I have embarked upon an incredible spiritual journey - from a comparative religions class, to studying Ayurvedic living (of which I'm now studying to become an instructor), to learning more about Buddhism, and, as documented here in my blog, an active study of A Course In Miracles.

I am in a place in my life where I finally recognize very consciously that what I put in my mind and in my body is what comes out. As I am reminded most days when listening to Deepak Chopra's soul affirmations, "My body is the garden of my soul."

May I be of vessel of spirit, of loving-compassion.

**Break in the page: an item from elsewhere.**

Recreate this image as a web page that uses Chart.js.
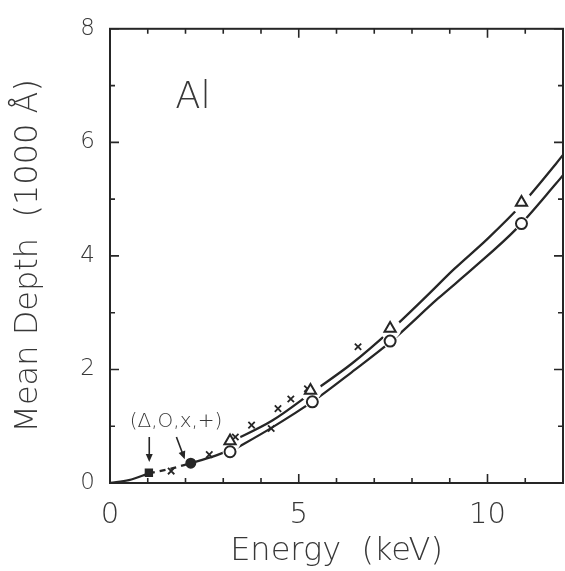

Yes, I do think a blog is right for me. Thank you for joining me.
Namaste,

mac

Thursday, June 30, 2011

Day 180 - Lesson 179

* I completed my blog last night and then blogger malfunctioned.  When I opened it today, much of what I had written had not saved.  Apparently, this is what I was meant to share....

God is but Love, and therefore so am I.
167 - There is one life, and that I share with God.
God is but Love, and therefore so am I.
168 - Your grace is given me.  I claim it now.
God is but Love, and therefore so am I.

I have been feeling blue all day today.  I maintained my rituals - I woke up and meditated (I even meditated longer than usual), I practiced my sun salutations, I drank my ginger tea.  I worked hard for my company and for a board on which I serve.  I walked the beagle.  I meditated some more.  I prayed.  All day I said extra prayers for some folks I know who are really struggling.

As I reflect on my day, on my blue heart, I take comfort in knowing that I share my life with God and grace is mine.